'''

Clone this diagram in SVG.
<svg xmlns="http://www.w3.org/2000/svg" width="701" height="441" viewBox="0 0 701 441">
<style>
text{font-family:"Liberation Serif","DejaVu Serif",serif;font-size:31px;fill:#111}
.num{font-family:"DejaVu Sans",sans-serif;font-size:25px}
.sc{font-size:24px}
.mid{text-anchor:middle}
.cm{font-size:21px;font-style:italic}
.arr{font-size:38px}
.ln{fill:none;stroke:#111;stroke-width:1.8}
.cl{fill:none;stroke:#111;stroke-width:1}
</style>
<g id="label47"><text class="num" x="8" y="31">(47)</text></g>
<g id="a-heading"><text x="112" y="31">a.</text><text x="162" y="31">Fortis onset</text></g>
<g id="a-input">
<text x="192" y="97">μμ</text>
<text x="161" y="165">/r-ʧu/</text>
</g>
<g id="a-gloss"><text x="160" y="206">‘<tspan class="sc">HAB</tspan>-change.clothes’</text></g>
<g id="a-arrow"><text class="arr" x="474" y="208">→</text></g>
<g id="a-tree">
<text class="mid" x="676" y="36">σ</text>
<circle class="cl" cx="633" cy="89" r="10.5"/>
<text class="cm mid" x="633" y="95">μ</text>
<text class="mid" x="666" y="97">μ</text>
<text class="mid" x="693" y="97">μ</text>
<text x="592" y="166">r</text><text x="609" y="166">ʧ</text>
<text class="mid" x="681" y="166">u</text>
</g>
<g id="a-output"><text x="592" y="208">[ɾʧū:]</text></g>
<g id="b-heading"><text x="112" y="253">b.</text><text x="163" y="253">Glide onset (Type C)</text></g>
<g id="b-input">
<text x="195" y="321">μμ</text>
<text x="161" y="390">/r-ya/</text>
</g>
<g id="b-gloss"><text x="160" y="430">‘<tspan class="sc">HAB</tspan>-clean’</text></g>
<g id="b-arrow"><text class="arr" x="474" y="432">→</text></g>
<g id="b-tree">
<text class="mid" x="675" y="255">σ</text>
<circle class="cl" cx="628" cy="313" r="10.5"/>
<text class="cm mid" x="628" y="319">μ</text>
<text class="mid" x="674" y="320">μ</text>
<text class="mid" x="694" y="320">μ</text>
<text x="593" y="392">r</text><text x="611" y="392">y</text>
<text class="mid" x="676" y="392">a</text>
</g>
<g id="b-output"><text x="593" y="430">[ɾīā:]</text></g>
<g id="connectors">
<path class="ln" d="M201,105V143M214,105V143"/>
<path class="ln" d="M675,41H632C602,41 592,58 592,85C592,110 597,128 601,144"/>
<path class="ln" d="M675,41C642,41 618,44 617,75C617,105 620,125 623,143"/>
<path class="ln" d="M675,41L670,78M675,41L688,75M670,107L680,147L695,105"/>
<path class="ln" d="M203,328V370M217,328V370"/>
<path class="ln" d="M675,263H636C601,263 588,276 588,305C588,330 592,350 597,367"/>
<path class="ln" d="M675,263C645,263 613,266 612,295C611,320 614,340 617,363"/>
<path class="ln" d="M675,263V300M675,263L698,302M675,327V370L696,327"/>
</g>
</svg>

'''

PROBLEM
Retype the material in full. Each word must match.

COMPLETE ANSWER
Clone this diagram in SVG.
<svg xmlns="http://www.w3.org/2000/svg" width="701" height="441" viewBox="0 0 701 441">
<style>
text{font-family:"Liberation Serif","DejaVu Serif",serif;font-size:31px;fill:#111}
.num{font-family:"DejaVu Sans",sans-serif;font-size:25px}
.sc{font-size:24px}
.mid{text-anchor:middle}
.cm{font-size:21px;font-style:italic}
.arr{font-size:38px}
.ln{fill:none;stroke:#111;stroke-width:1.8}
.cl{fill:none;stroke:#111;stroke-width:1}
</style>
<g id="label47"><text class="num" x="8" y="31">(47)</text></g>
<g id="a-heading"><text x="112" y="31">a.</text><text x="162" y="31">Fortis onset</text></g>
<g id="a-input">
<text x="192" y="97">μμ</text>
<text x="161" y="165">/r-ʧu/</text>
</g>
<g id="a-gloss"><text x="160" y="206">‘<tspan class="sc">HAB</tspan>-change.clothes’</text></g>
<g id="a-arrow"><text class="arr" x="474" y="208">→</text></g>
<g id="a-tree">
<text class="mid" x="676" y="36">σ</text>
<circle class="cl" cx="633" cy="89" r="10.5"/>
<text class="cm mid" x="633" y="95">μ</text>
<text class="mid" x="666" y="97">μ</text>
<text class="mid" x="693" y="97">μ</text>
<text x="592" y="166">r</text><text x="609" y="166">ʧ</text>
<text class="mid" x="681" y="166">u</text>
</g>
<g id="a-output"><text x="592" y="208">[ɾʧū:]</text></g>
<g id="b-heading"><text x="112" y="253">b.</text><text x="163" y="253">Glide onset (Type C)</text></g>
<g id="b-input">
<text x="195" y="321">μμ</text>
<text x="161" y="390">/r-ya/</text>
</g>
<g id="b-gloss"><text x="160" y="430">‘<tspan class="sc">HAB</tspan>-clean’</text></g>
<g id="b-arrow"><text class="arr" x="474" y="432">→</text></g>
<g id="b-tree">
<text class="mid" x="675" y="255">σ</text>
<circle class="cl" cx="628" cy="313" r="10.5"/>
<text class="cm mid" x="628" y="319">μ</text>
<text class="mid" x="674" y="320">μ</text>
<text class="mid" x="694" y="320">μ</text>
<text x="593" y="392">r</text><text x="611" y="392">y</text>
<text class="mid" x="676" y="392">a</text>
</g>
<g id="b-output"><text x="593" y="430">[ɾīā:]</text></g>
<g id="connectors">
<path class="ln" d="M201,105V143M214,105V143"/>
<path class="ln" d="M675,41H632C602,41 592,58 592,85C592,110 597,128 601,144"/>
<path class="ln" d="M675,41C642,41 618,44 617,75C617,105 620,125 623,143"/>
<path class="ln" d="M675,41L670,78M675,41L688,75M670,107L680,147L695,105"/>
<path class="ln" d="M203,328V370M217,328V370"/>
<path class="ln" d="M675,263H636C601,263 588,276 588,305C588,330 592,350 597,367"/>
<path class="ln" d="M675,263C645,263 613,266 612,295C611,320 614,340 617,363"/>
<path class="ln" d="M675,263V300M675,263L698,302M675,327V370L696,327"/>
</g>
</svg>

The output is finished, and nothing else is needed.